A place to sit
Gardens are great places for contemplating in, meaning you’re going to need a seat. Here’s what you need to consider.
As a nation obsessed with outdoor living, outdoor seating is big business. After all the hard work that goes into planting and tending a garden, you darn well want to enjoy it. Which is where seating comes in handy.
Whether it’s homemade or crafted from polypropylene or fibreglass, a wellplaced pew positioned among the shrubbery provides a means to sit back and enjoy the fruits of our labour.
Large or small gardens, your seating can range from formal to informal, DIY or custom-designed.
A simple understated stone or wood slab surrounded by minimalist planting might be all you need to create a tranquil and contemplative setting. Or a portion of a felled tree or a tree stump can make an excellent natural pedestal to sit upon.
There are kitset seats too. Many of these have built-in planters on each end of the bench, and the same concept can be achieved with a simple bench (any style) and a couple of free-standing planters placed on each end.
An unused child’s swing-set frame can be transformed into an adult swing by adding custom-built swings or a benchtype swing.

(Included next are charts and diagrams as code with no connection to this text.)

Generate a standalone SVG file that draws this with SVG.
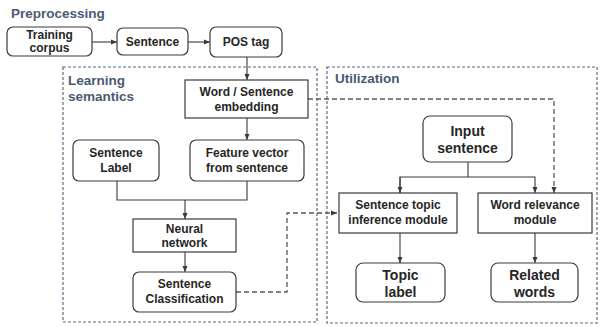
<svg xmlns="http://www.w3.org/2000/svg" width="601" height="327" viewBox="0 0 601 327">
<style>
.box{fill:#fff;stroke:#3a3a3a;stroke-width:1.2}
.t{font-family:"Liberation Sans",Arial,sans-serif;font-weight:bold;font-size:12px;fill:#262626;text-anchor:middle}
.tl{font-size:14px}
.title{font-family:"Liberation Sans",Arial,sans-serif;font-weight:bold;font-size:13.5px;fill:#4a5a72}
.cont{fill:none;stroke:#5a6a80;stroke-width:1.2;stroke-dasharray:3,2}
.c{fill:none;stroke:#3a3a3a;stroke-width:1.1}
.d{fill:none;stroke:#5a5a5a;stroke-width:1.3;stroke-dasharray:5,3}
</style>
<defs>
<marker id="a" viewBox="0 0 6 6" refX="6" refY="3" markerWidth="6" markerHeight="6" orient="auto" markerUnits="userSpaceOnUse">
<path d="M0,0.5 L6,3 L0,5.5 z" fill="#3a3a3a"/>
</marker>
</defs>
<text class="title" x="11" y="18">Preprocessing</text>
<g id="learning-semantics">
<rect class="cont" x="63" y="67" width="254" height="255"/>
<text class="title" x="68" y="85">Learning</text>
<text class="title" x="68" y="101">semantics</text>
</g>
<g id="utilization">
<rect class="cont" x="327" y="67" width="270" height="256"/>
<text class="title" x="335" y="83">Utilization</text>
</g>
<g id="connectors">
<path class="c" d="M92,42 H117" marker-end="url(#a)"/>
<path class="c" d="M188,42 H210" marker-end="url(#a)"/>
<path class="c" d="M247,57 V80" marker-end="url(#a)"/>
<path class="c" d="M247,118 V140" marker-end="url(#a)"/>
<path class="c" d="M117,181 V200 H247 V181"/>
<path class="c" d="M185,200 V219" marker-end="url(#a)"/>
<path class="c" d="M185,252 V272" marker-end="url(#a)"/>
<path class="d" d="M236,292 H287 V213 H337" marker-end="url(#a)"/>
<path class="d" d="M308,99 H554 V193" marker-end="url(#a)"/>
<path class="c" d="M468,162 V177"/>
<path class="c" d="M400,193 V177 H535 V193" marker-end="url(#a)"/>
<path class="c" d="M400,177 V193" marker-end="url(#a)"/>
<path class="c" d="M400,233 V263" marker-end="url(#a)"/>
<path class="c" d="M535,233 V263" marker-end="url(#a)"/>
</g>
<g id="training-corpus"><rect class="box" x="7" y="27" width="85" height="29" rx="6"/><text class="t" x="49.5" y="38.5">Training</text><text class="t" x="49.5" y="52">corpus</text></g>
<g id="sentence"><rect class="box" x="117" y="28" width="71" height="27" rx="6"/><text class="t" x="152.5" y="46">Sentence</text></g>
<g id="pos-tag"><rect class="box" x="210" y="27" width="72" height="30" rx="6"/><text class="t" x="246" y="46">POS tag</text></g>
<g id="embedding"><rect class="box" x="185" y="80" width="123" height="38"/><text class="t" x="246.5" y="96">Word / Sentence</text><text class="t" x="246.5" y="111">embedding</text></g>
<g id="sentence-label"><rect class="box" x="73" y="140" width="86" height="41" rx="6"/><text class="t" x="116" y="157">Sentence</text><text class="t" x="116" y="172">Label</text></g>
<g id="feature-vector"><rect class="box" x="190" y="140" width="114" height="41" rx="6"/><text class="t" x="247" y="157">Feature vector</text><text class="t" x="247" y="172">from sentence</text></g>
<g id="neural-network"><rect class="box" x="133" y="219" width="103" height="33"/><text class="t" x="184.5" y="232.5">Neural</text><text class="t" x="184.5" y="247">network</text></g>
<g id="sentence-classification"><rect class="box" x="133" y="272" width="103" height="40" rx="6"/><text class="t" x="184.5" y="288">Sentence</text><text class="t" x="184.5" y="303">Classification</text></g>
<g id="input-sentence"><rect class="box" x="423" y="116" width="89" height="46" rx="7"/><text class="t tl" x="467.5" y="136">Input</text><text class="t tl" x="467.5" y="153">sentence</text></g>
<g id="topic-inference"><rect class="box" x="339" y="193" width="118" height="40"/><text class="t" x="398" y="209">Sentence topic</text><text class="t" x="398" y="224">inference module</text></g>
<g id="word-relevance"><rect class="box" x="478" y="193" width="114" height="40"/><text class="t" x="535" y="209">Word relevance</text><text class="t" x="535" y="224">module</text></g>
<g id="topic-label"><rect class="box" x="356" y="263" width="89" height="39" rx="7"/><text class="t tl" x="400.5" y="280">Topic</text><text class="t tl" x="400.5" y="297">label</text></g>
<g id="related-words"><rect class="box" x="491" y="263" width="87" height="39" rx="7"/><text class="t tl" x="534.5" y="280">Related</text><text class="t tl" x="534.5" y="297">words</text></g>
</svg>
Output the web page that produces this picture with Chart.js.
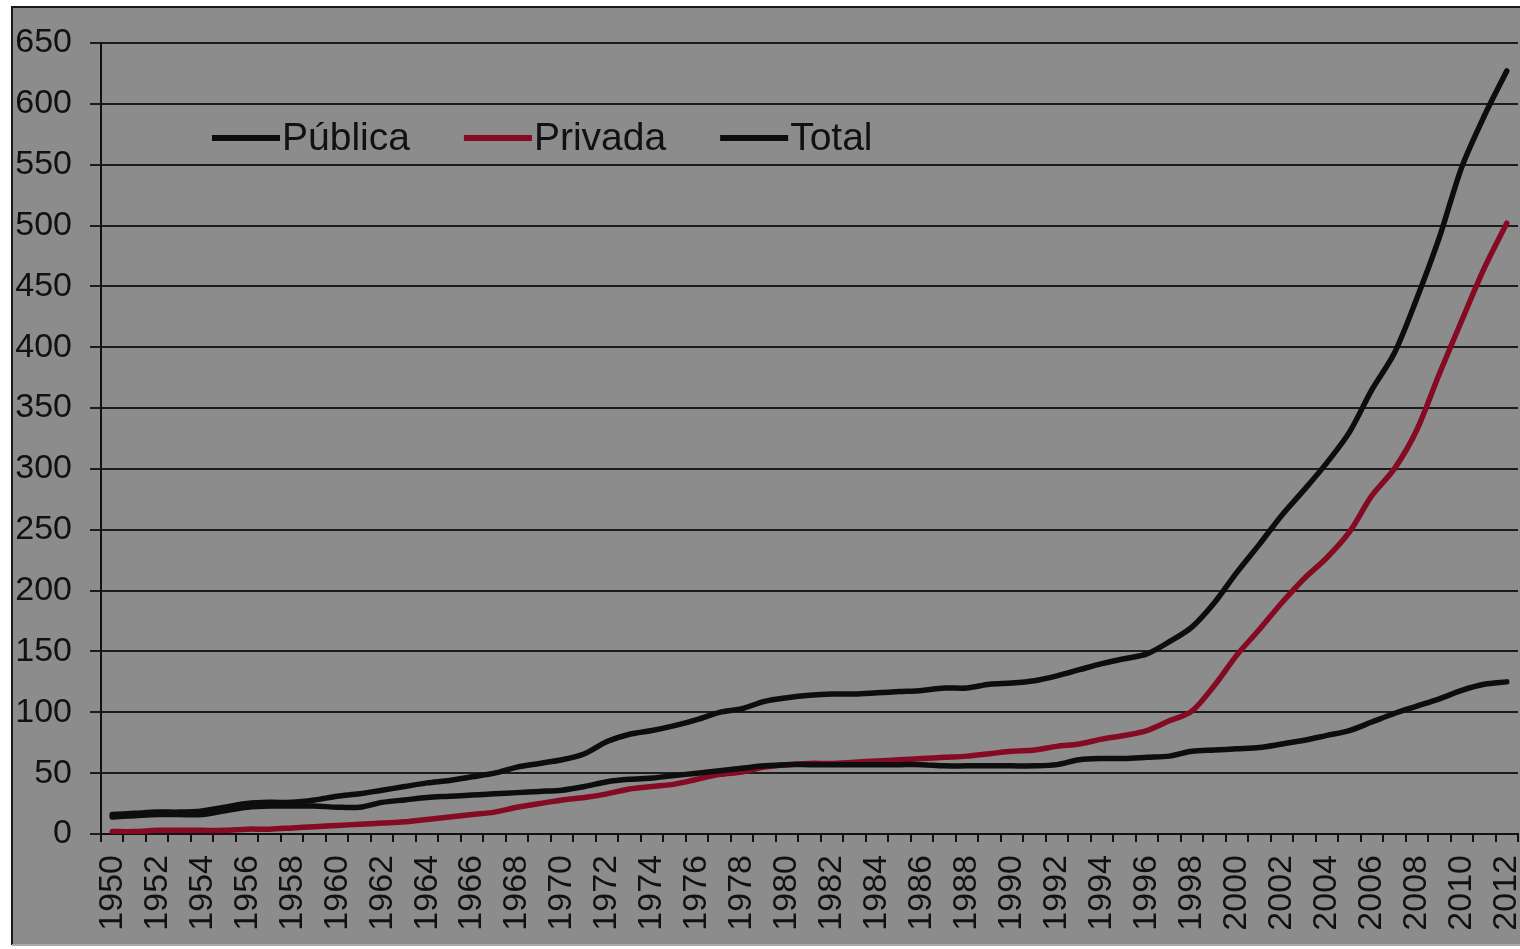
<!DOCTYPE html>
<html>
<head>
<meta charset="utf-8">
<style>
  html, body { margin: 0; padding: 0; background: #ffffff; }
  #wrap { width: 1520px; height: 949px; position: relative; }
</style>
<script src="https://cdn.jsdelivr.net/npm/chart.js@4.4.1/dist/chart.umd.min.js"></script>
</head>
<body>
<div id="wrap"><canvas id="c" width="1520" height="949"></canvas></div>
<script>
// Years on the category axis
const years = [
  1950, 1951, 1952, 1953, 1954, 1955, 1956, 1957, 1958, 1959,
  1960, 1961, 1962, 1963, 1964, 1965, 1966, 1967, 1968, 1969,
  1970, 1971, 1972, 1973, 1974, 1975, 1976, 1977, 1978, 1979,
  1980, 1981, 1982, 1983, 1984, 1985, 1986, 1987, 1988, 1989,
  1990, 1991, 1992, 1993, 1994, 1995, 1996, 1997, 1998, 1999,
  2000, 2001, 2002, 2003, 2004, 2005, 2006, 2007, 2008, 2009,
  2010, 2011, 2012
];

const publica = [
  14, 15, 16, 16, 16, 19, 22, 23, 23, 23,
  22, 22, 26, 28, 30, 31, 32, 33, 34, 35,
  36, 39, 43, 45, 46, 48, 50, 52, 54, 56,
  57, 57, 57, 57, 57, 57, 57, 56, 56, 56,
  56, 56, 57, 61, 62, 62, 63, 64, 68, 69,
  70, 71, 74, 77, 81, 85, 92, 99, 105, 111,
  118, 123, 125
];

const privada = [
  2, 2, 3, 3, 3, 3, 4, 4, 5, 6,
  7, 8, 9, 10, 12, 14, 16, 18, 22, 25,
  28, 30, 33, 37, 39, 41, 45, 49, 51, 55,
  57, 58, 58, 59, 60, 61, 62, 63, 64, 66,
  68, 69, 72, 74, 78, 81, 85, 93, 101, 122,
  147, 168, 190, 210, 227, 248, 278, 300, 332, 378,
  422, 465, 502
];

const total = [
  16, 17, 18, 18, 19, 22, 25, 26, 26, 28,
  31, 33, 36, 39, 42, 44, 47, 50, 55, 58,
  61, 66, 76, 82, 85, 89, 94, 100, 103, 109,
  112, 114, 115, 115, 116, 117, 118, 120, 120, 123,
  124, 126, 130, 135, 140, 144, 148, 158, 170, 190,
  215, 238, 262, 283, 305, 330, 365, 395, 440, 490,
  548, 590, 627
];

const yTicks = [0, 50, 100, 150, 200, 250, 300, 350, 400, 450, 500, 550, 600, 650];

const FONT = '"Liberation Sans", Arial, sans-serif';
const INK = '#111111';
const RED = '#850a24';

// Grey panel with a dark frame behind the whole chart
const framePlugin = {
  id: 'frame',
  beforeDraw(chart) {
    const ctx = chart.ctx;
    ctx.save();
    ctx.fillStyle = '#ffffff';
    ctx.fillRect(0, 0, chart.width, chart.height);
    ctx.fillStyle = '#8c8c8c';
    ctx.fillRect(12, 7, chart.width - 12, 937);
    ctx.strokeStyle = '#1a1a1a';
    ctx.lineWidth = 2;
    ctx.beginPath();
    ctx.moveTo(12, 945);
    ctx.lineTo(12, 7);
    ctx.lineTo(chart.width, 7);
    ctx.stroke();
    ctx.strokeStyle = '#a9a9a9';
    ctx.beginPath();
    ctx.moveTo(12, 945);
    ctx.lineTo(chart.width, 945);
    ctx.stroke();
    ctx.restore();
  }
};

// Horizontal legend placed inside the plot area
const insideLegend = {
  id: 'insideLegend',
  afterDatasetsDraw(chart) {
    const ctx = chart.ctx;
    ctx.save();
    ctx.font = '39px ' + FONT;
    ctx.textBaseline = 'middle';
    ctx.textAlign = 'left';
    let x = 212;
    const y = 138;
    chart.data.datasets.forEach(ds => {
      ctx.strokeStyle = ds.borderColor;
      ctx.lineWidth = 6;
      ctx.lineCap = 'butt';
      ctx.beginPath();
      ctx.moveTo(x, y);
      ctx.lineTo(x + 68, y);
      ctx.stroke();
      ctx.fillStyle = INK;
      ctx.fillText(ds.label, x + 70, y + 1);
      x += 70 + ctx.measureText(ds.label).width + 54;
    });
    ctx.restore();
  }
};

new Chart(document.getElementById('c'), {
  type: 'line',
  data: {
    labels: years,
    datasets: [
      { label: 'Pública', data: publica, borderColor: '#0d0d0d' },
      { label: 'Privada', data: privada, borderColor: RED },
      { label: 'Total', data: total, borderColor: '#0d0d0d' }
    ].map(d => Object.assign(d, {
      borderWidth: 5.5,
      pointRadius: 0,
      pointHoverRadius: 0,
      tension: 0.3,
      fill: false,
      borderCapStyle: 'round',
      borderJoinStyle: 'round'
    }))
  },
  options: {
    responsive: false,
    animation: false,
    events: [],
    layout: { padding: { top: 43, right: 2, left: 0, bottom: 0 } },
    plugins: {
      legend: { display: false },
      title: { display: false },
      tooltip: { enabled: false }
    },
    scales: {
      x: {
        type: 'category',
        offset: true,
        afterFit(scale) {
          scale.height = 115;
          scale.paddingLeft = 0;
          scale.paddingRight = 0;
        },
        grid: {
          offset: true,
          drawOnChartArea: false,
          drawTicks: true,
          tickLength: 8,
          color: '#111111',
          lineWidth: 2
        },
        border: { display: true, color: '#111111', width: 2 },
        ticks: {
          autoSkip: false,
          minRotation: 90,
          maxRotation: 90,
          padding: 13,
          color: INK,
          font: { family: FONT, size: 34 },
          callback(value, index) {
            const yr = years[index];
            return yr % 2 === 0 ? String(yr) : '';
          }
        }
      },
      y: {
        min: 0,
        max: 650,
        afterFit(scale) {
          scale.width = 101;
          scale.paddingTop = 0;
          scale.paddingBottom = 0;
        },
        afterBuildTicks(scale) { scale.ticks = yTicks.map(v => ({ value: v })); },
        grid: {
          drawTicks: true,
          tickLength: 11,
          color: '#1c1c1c',
          lineWidth: 2
        },
        border: { display: true, color: '#111111', width: 2 },
        ticks: {
          padding: 18,
          color: INK,
          font: { family: FONT, size: 34 }
        }
      }
    }
  },
  plugins: [framePlugin, insideLegend]
});
</script>
</body>
</html>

Hanging baskets of blooming flowers can be suspended from the swing frame to make you feel like you’re in the midst of the garden while seated on the swing.
In large gardens, seat walls help define smaller areas. Existing dry walls or rock gardens can be extended to form ledges to sit on, and the cracks and crevices on the risers can be planted with herbs and alpines.
Sedums (try Sedum spathulifolium ’Purpureum’), Lewisia hybrids, Delosperma (ice plants), Saxifraga (try Saxifraga ‘Rosea’), sempervivum and Chiastophyllum oppositifolium, are all plants that suit crevice gardening.
You can buy the seeds for the latter from Egmont Seeds. The plant forms low mounds of succulent leaves that bear upright stems of bright yellow flowers in late spring and early summer. In its natural habitat it grows in wet crevices and banks in shady mountain areas, so it’s ideal for wall crevices and rock gardens.
Of course, there is plenty of readymade garden furniture that is as goodlooking as it is practical, built with materials manufactured to withstand the rigours of life outdoors.
What looks like rattan may actually be an all-weather material, hand-woven with high-density polymer fibre for extreme durability and elegance.
Along with the modern outdoor furniture come modern cushions, with today’s selection of fabrics providing mildew and moisture resistance as well as a softness that did not previously exist in this type of material.
As well as such new fabrics are new cushion-filling foams that don’t hold water in the sponge-like way of traditional fillers.
Whichever seating arrangement you choose, placement is important.
Obviously, you want to put your seat somewhere that gives you a vista, or even fragrance.
If fragrance doesn’t exist, consider placing containers of fragrant plants, like stock, sweet peas, roses, or gardenias, nearby. You might also consider a fragrant backdrop of wisteria, climbing roses, clematis, or star jasmine ( Trachelospermum jasminoides).
Or you could make the seat itself fragrant by creating a living thyme seat. A simple wooden trough is all you need. Use potting mix with extra grit added in to ensure excellent drainage, and fill the trough right to the rim. Then plant it up with thyme. Trim the tops of the thyme once it’s planted to encourage the plants to spread out rather than up.
Eventually the thyme plants will form a mat which, when sat upon, will emit a lovely fragrance. You’ll probably want to sit on it when it’s dry though, or you’ll have to explain why you have that wet patch on your behind.